The Canaanite woman, Pope Francis said, probably did not know the laws and religious precepts of the nation of Israel. Her faith, instead, was based on deeds rather than concepts.
And she overcame all the obstacles to speak frankly with Jesus about her need, he added.
“This is the concreteness of faith, which is not a religious label… but is a personal relationship with the Lord,” he underlined. “How many times do we fall into the temptation to confuse the faith with a label?”
“This woman’s faith,” the pope continued, “is not fraught with theological gallantry, but with insistence — she knocks at the door, she knocks, she knocks — it is not done with words, but with prayer. And God does not resist when he is prayed to.”
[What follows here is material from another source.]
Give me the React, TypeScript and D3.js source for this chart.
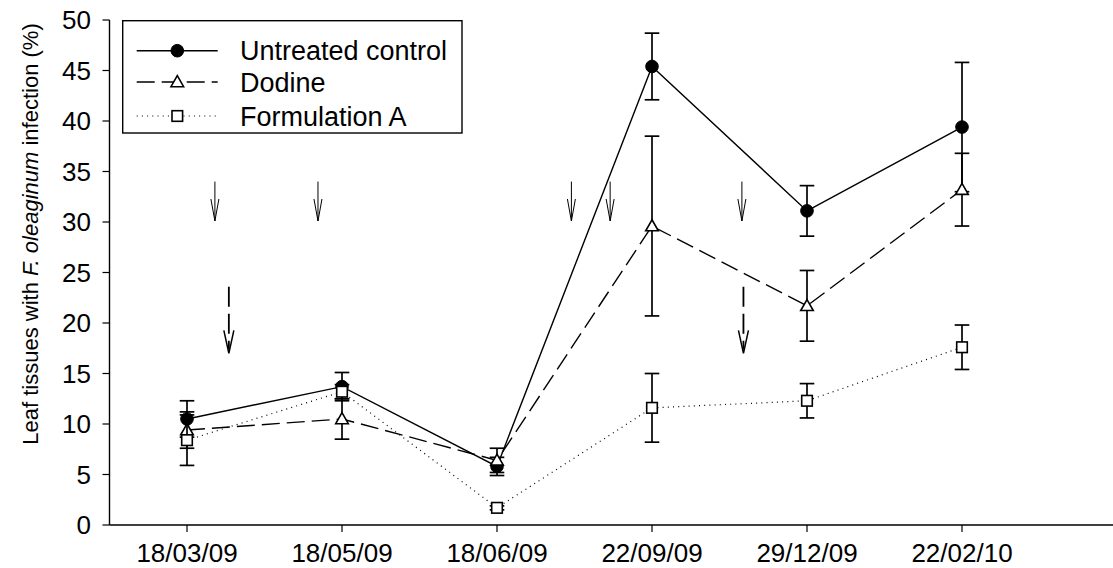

He encouraged Catholics to ask themselves a few questions, including: “Am I capable of changing opinion? Do I know how to be understanding and compassionate, or do I remain rigid in my position?”
Francis also invited people to reflect on their faith with the following questions: “Do I stop at concepts and words, or is it truly lived with prayer and deeds? Do I know how to dialogue with the Lord? Do I know how to insist with him? Or am I content to recite beautiful formulas?”
After the Angelus, the pope said he was praying for Niger, which is experiencing a political crisis after the military leader General Abdourahamane Tchiani seized power of the country in a coup.
“I am following with concern what is happening in Niger. I join the appeal of the bishops in favor of peace in the country and stability in the Sahel Region,” he said. “Let us pray for the dear people of Niger.”
Francis also greeted those present at the Angelus, including the 29 new students who arrived this week at the Pontifical North American College, a seminary for U.S. seminarians in Rome. He wished them “a good educational journey” as they continue their priestly formation.